In summary, according to the authors, changes in immune and stress markers that occur very early after stroke onset, explain the high susceptibility of stroke patients to bacterial infections, and are able to predict infectious complications occurring within 2 weeks after stroke. Yet, so far, only two blood-based biomarkers have been identified as independent predictors of outcome and mortality after stroke: the stress marker copeptin and midregional pro-atrial natriuretic peptide.
The authors concluded that blood-based immune and stress markers might identify patients at high risk of post-stroke infections as well as patients with unfavourable outcomes.

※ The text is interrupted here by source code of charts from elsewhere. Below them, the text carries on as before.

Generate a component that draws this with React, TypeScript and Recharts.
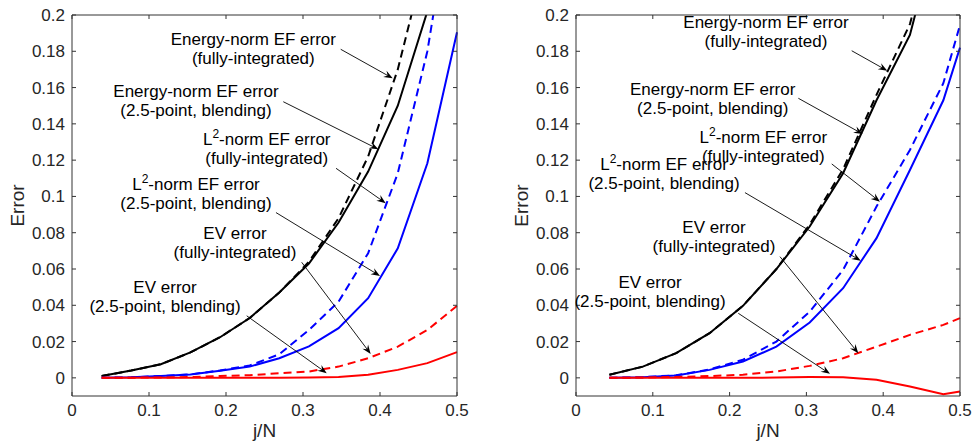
import React from 'react';
import {
  LineChart,
  Line,
  XAxis,
  YAxis,
  ReferenceLine,
  ReferenceDot,
} from 'recharts';

// left panel: j/N with N = 26
const xLeft = [0.0385, 0.0769, 0.1154, 0.1538, 0.1923, 0.2308, 0.2692, 0.3077, 0.3462, 0.3846, 0.4231, 0.4615, 0.5];
const energyBlendLeft = [0.001, 0.004, 0.0075, 0.014, 0.0224, 0.033, 0.047, 0.063, 0.0856, 0.1137, 0.15, 0.202, 0.27];
const energyFullLeft = [0.001, 0.004, 0.0075, 0.014, 0.0224, 0.033, 0.047, 0.064, 0.088, 0.122, 0.17, 0.235, 0.32];
const l2BlendLeft = [0, 0.0003, 0.001, 0.0018, 0.0039, 0.0062, 0.0108, 0.0173, 0.0274, 0.0439, 0.0714, 0.1183, 0.1905];
const l2FullLeft = [0, 0.0003, 0.001, 0.0019, 0.0041, 0.0068, 0.013, 0.0264, 0.042, 0.0687, 0.1128, 0.18, 0.28];
const evBlendLeft = [0, 0, 0, 0, 0, 0, 0, 0.0002, 0.0005, 0.0017, 0.0044, 0.0081, 0.0142];
const evFullLeft = [0, 0.0001, 0.0002, 0.0005, 0.001, 0.0015, 0.0025, 0.0035, 0.0062, 0.0108, 0.0172, 0.0264, 0.0397];

// right panel: j/N with N = 23
const xRight = [0.0435, 0.087, 0.1304, 0.1739, 0.2174, 0.2609, 0.3043, 0.3478, 0.3913, 0.4348, 0.4783, 0.5];
const energyBlendRight = [0.0017, 0.0062, 0.0136, 0.0246, 0.0397, 0.0599, 0.0834, 0.1128, 0.153, 0.189, 0.26, 0.3];
const energyFullRight = [0.0017, 0.0062, 0.0136, 0.0246, 0.0397, 0.06, 0.0845, 0.115, 0.156, 0.195, 0.265, 0.31];
const l2BlendRight = [0, 0.0004, 0.0013, 0.0044, 0.009, 0.0172, 0.0305, 0.0494, 0.077, 0.1146, 0.153, 0.182];
const l2FullRight = [0, 0.0004, 0.0014, 0.0046, 0.01, 0.02, 0.0365, 0.0595, 0.0944, 0.1256, 0.1624, 0.1945];
const evBlendRight = [0, 0, 0, 0, 0, 0.0002, 0.0005, 0.0004, -0.0011, -0.0048, -0.009, -0.0075];
const evFullRight = [0, 0.0002, 0.0005, 0.001, 0.0017, 0.0035, 0.0066, 0.0108, 0.0172, 0.0237, 0.0292, 0.0329];

const xTicks = [0, 0.1, 0.2, 0.3, 0.4, 0.5];
const yTicks = [0, 0.02, 0.04, 0.06, 0.08, 0.1, 0.12, 0.14, 0.16, 0.18, 0.2];

// annotation text blocks: [x, y, line1, line2]  (L2 = superscript form)
const labelsLeft: [number, number, string, string][] = [
  [0.2355, 0.1814, 'Energy-norm EF error', '(fully-integrated)'],
  [0.161, 0.1529, 'Energy-norm EF error', '(2.5-point, blending)'],
  [0.2529, 0.1264, 'L2', '(fully-integrated)'],
  [0.161, 0.1018, 'L2', '(2.5-point, blending)'],
  [0.2117, 0.0745, 'EV error', '(fully-integrated)'],
  [0.1208, 0.0448, 'EV error', '(2.5-point, blending)'],
];
const arrowsLeft: [number, number, number, number][] = [
  [0.349, 0.1811, 0.4165, 0.1651],
  [0.2744, 0.1522, 0.3978, 0.126],
  [0.3429, 0.1155, 0.4074, 0.0963],
  [0.2649, 0.0911, 0.4, 0.0562],
  [0.2983, 0.0637, 0.3879, 0.0132],
  [0.2269, 0.0342, 0.3308, 0.0026],
];
const labelsRight: [number, number, string, string][] = [
  [0.2474, 0.1908, 'Energy-norm EF error', '(fully-integrated)'],
  [0.178, 0.154, 'Energy-norm EF error', '(2.5-point, blending)'],
  [0.2439, 0.1277, 'L2', '(fully-integrated)'],
  [0.1146, 0.1126, 'L2', '(2.5-point, blending)'],
  [0.1797, 0.0778, 'EV error', '(fully-integrated)'],
  [0.0964, 0.0475, 'EV error', '(2.5-point, blending)'],
];
const arrowsRight: [number, number, number, number][] = [
  [0.359, 0.1803, 0.4053, 0.1693],
  [0.2895, 0.1541, 0.3733, 0.1344],
  [0.333, 0.1179, 0.3958, 0.0971],
  [0.22, 0.1021, 0.3707, 0.0646],
  [0.2656, 0.0668, 0.3676, 0.0136],
  [0.2113, 0.0356, 0.3307, 0.0022],
];

const FONT = '"Liberation Sans", Arial, Helvetica, sans-serif';
const AXIS = '#333333';

const fmtY = (v: number) => (v === 0 ? '0' : String(+v.toFixed(2)));

const Arrow = (p: any) => {
  const { x1, y1, x2, y2 } = p;
  const dx = x2 - x1;
  const dy = y2 - y1;
  const len = Math.sqrt(dx * dx + dy * dy) || 1;
  const ux = dx / len;
  const uy = dy / len;
  const L = 9;
  const W = 3.5;
  const bx = x2 - ux * L;
  const by = y2 - uy * L;
  const nx = x2 - ux * L * 0.65;
  const ny = y2 - uy * L * 0.65;
  const pts = [
    [x2, y2],
    [bx - uy * W, by + ux * W],
    [nx, ny],
    [bx + uy * W, by - ux * W],
  ]
    .map((q) => q.join(','))
    .join(' ');
  return (
    <g>
      <line x1={x1} y1={y1} x2={nx} y2={ny} stroke="#000" strokeWidth={0.9} />
      <polygon points={pts} fill="#000" />
    </g>
  );
};

const makeLabel = (l1: string, l2: string) => (p: any) => {
  const { cx, cy } = p;
  return (
    <text textAnchor="middle" fontFamily={FONT} fontSize={17} fill="#000">
      <tspan x={cx} y={cy - 3.5}>
        {l1 === 'L2' ? (
          <>
            L<tspan dy={-7} fontSize={12}>2</tspan>
            <tspan dy={7}>-norm EF error</tspan>
          </>
        ) : (
          l1
        )}
      </tspan>
      <tspan x={cx} y={cy + 15.5}>
        {l2}
      </tspan>
    </text>
  );
};

interface PanelProps {
  xs: number[];
  series: number[][];
  labels: [number, number, string, string][];
  arrows: [number, number, number, number][];
  yAxisWidth: number;
  rightMargin: number;
  labelOffset: number;
}

const styles = [
  { color: '#000000', dash: undefined },
  { color: '#000000', dash: '8 5' },
  { color: '#0000ff', dash: undefined },
  { color: '#0000ff', dash: '8 5' },
  { color: '#ff0000', dash: undefined },
  { color: '#ff0000', dash: '8 5' },
];

const Panel = ({ xs, series, labels, arrows, yAxisWidth, rightMargin, labelOffset }: PanelProps) => {
  const data = xs.map((x, i) => {
    const row: Record<string, number> = { x };
    series.forEach((s, k) => {
      row['s' + k] = s[i];
    });
    return row;
  });
  const tickStyle = { fontSize: 17, fill: '#262626', fontFamily: FONT };
  return (
    <LineChart
      width={486}
      height={441}
      data={data}
      margin={{ top: 14, right: rightMargin, bottom: 0, left: 0 }}
    >
      <XAxis
        dataKey="x"
        type="number"
        domain={[0, 0.5]}
        ticks={xTicks}
        tickFormatter={(v) => String(v)}
        height={45}
        tickSize={-4}
        tickMargin={12}
        stroke={AXIS}
        tick={tickStyle}
        label={{ value: 'j/N', position: 'insideBottom', offset: 4, fontSize: 19, fill: '#262626', fontFamily: FONT }}
      />
      <XAxis
        xAxisId="top"
        orientation="top"
        dataKey="x"
        type="number"
        domain={[0, 0.5]}
        ticks={xTicks}
        tickFormatter={() => ''}
        height={1}
        tickSize={-4}
        stroke={AXIS}
      />
      <YAxis
        type="number"
        domain={[-0.01, 0.2]}
        allowDataOverflow
        ticks={yTicks}
        tickFormatter={fmtY}
        width={yAxisWidth}
        tickSize={-4}
        tickMargin={11}
        stroke={AXIS}
        tick={tickStyle}
        label={{
          value: 'Error',
          angle: -90,
          position: 'insideLeft',
          offset: labelOffset,
          fontSize: 19,
          fill: '#262626',
          fontFamily: FONT,
          style: { textAnchor: 'middle' },
        }}
      />
      <YAxis
        yAxisId="right"
        orientation="right"
        type="number"
        domain={[-0.01, 0.2]}
        allowDataOverflow
        ticks={yTicks}
        tickFormatter={() => ''}
        width={1}
        tickSize={-4}
        stroke={AXIS}
      />
      {styles.map((st, k) => (
        <Line
          key={k}
          dataKey={'s' + k}
          type="linear"
          stroke={st.color}
          strokeWidth={2}
          strokeDasharray={st.dash}
          dot={false}
          isAnimationActive={false}
        />
      ))}
      {arrows.map((a, i) => (
        <ReferenceLine
          key={'a' + i}
          segment={[
            { x: a[0], y: a[1] },
            { x: a[2], y: a[3] },
          ]}
          shape={Arrow}
        />
      ))}
      {labels.map((l, i) => (
        <ReferenceDot key={'l' + i} x={l[0]} y={l[1]} r={0} shape={makeLabel(l[2], l[3])} />
      ))}
    </LineChart>
  );
};

export default function App() {
  return (
    <div style={{ position: 'absolute', left: 0, top: 0, width: 972, height: 441, background: '#fff' }}>
      <div style={{ position: 'absolute', left: 0, top: 0 }}>
        <Panel
          xs={xLeft}
          series={[energyBlendLeft, energyFullLeft, l2BlendLeft, l2FullLeft, evBlendLeft, evFullLeft]}
          labels={labelsLeft}
          arrows={arrowsLeft}
          yAxisWidth={72}
          rightMargin={28}
          labelOffset={17}
        />
      </div>
      <div style={{ position: 'absolute', left: 486, top: 0 }}>
        <Panel
          xs={xRight}
          series={[energyBlendRight, energyFullRight, l2BlendRight, l2FullRight, evBlendRight, evFullRight]}
          labels={labelsRight}
          arrows={arrowsRight}
          yAxisWidth={90}
          rightMargin={11}
          labelOffset={35}
        />
      </div>
    </div>
  );
}
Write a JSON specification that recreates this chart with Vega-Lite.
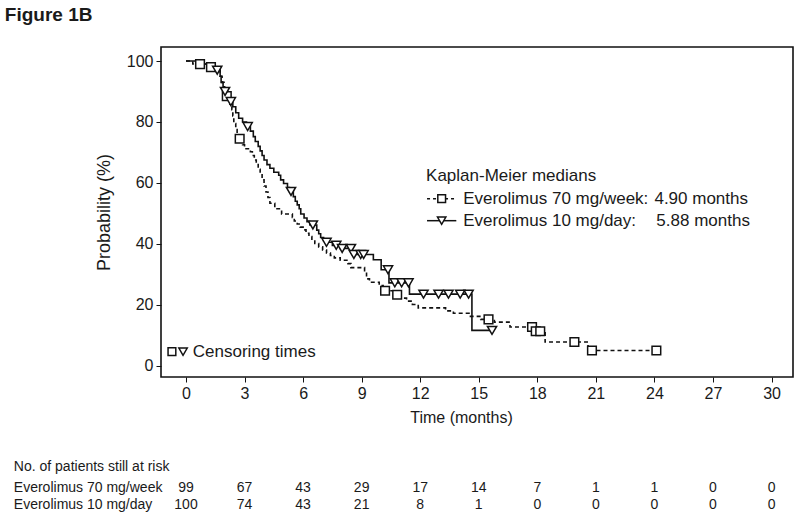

A 2013 study reports that (1) only large ischemic and hemorrhagic strokes lead to increased plasma levels of some catecholamine metabolites and cortisol. (2) Extensive lesions are associated with pronounced lymphocytopenia, increased cytokine secretion and a strong acute phase reaction. (3) Signs of bacterial infection including positive culture results or elevated hsPCT increase after cerebrovascular events. (4) Catecholamine and steroid levels were neither independent predictors of lymphocytopenia nor of bacterial infection.
Thus, this study challenges the concept of stress hormone mediated immunodepression after ischemic and hemorrhagic stroke. Stroke severity and lymphocyte number may serve as valuable predictors for early stratification of patients for antibiotic treatment.
A 2019 study prospectively analyzed patients with acute ischemic stroke. ANS was measured using the cross-correlational baroreflex sensitivity (BRS) at admission. The occurrence and cause of in-hospital infections was assessed based on the clinical and laboratory examination. The study found patients with infections had significantly lower BRS.
Of note, previous data have demonstrated that BRS is attenuated whenever sympathetic nervous system activity is enhanced. The authors of this study concluded that decreased BRS was independently associated with infections after ischemic stroke. Autonomic shift may play an important role in increased susceptibility to infections after stroke.
Another 2019 study reports that the high-BRS group had lower rates of complications and stroke recurrence compared to the low-BRS group. The authors of this study found that in contrast to no incidence of acute ischemic stroke (AIS) in patients with high BRS, 10% of the patients with low BRS developed pneumonia and UTI during hospitalization. These data are comparable to the reports in the literature and indicate BRS as an independent predictor for complications of pneumonia and UTI during hospitalization.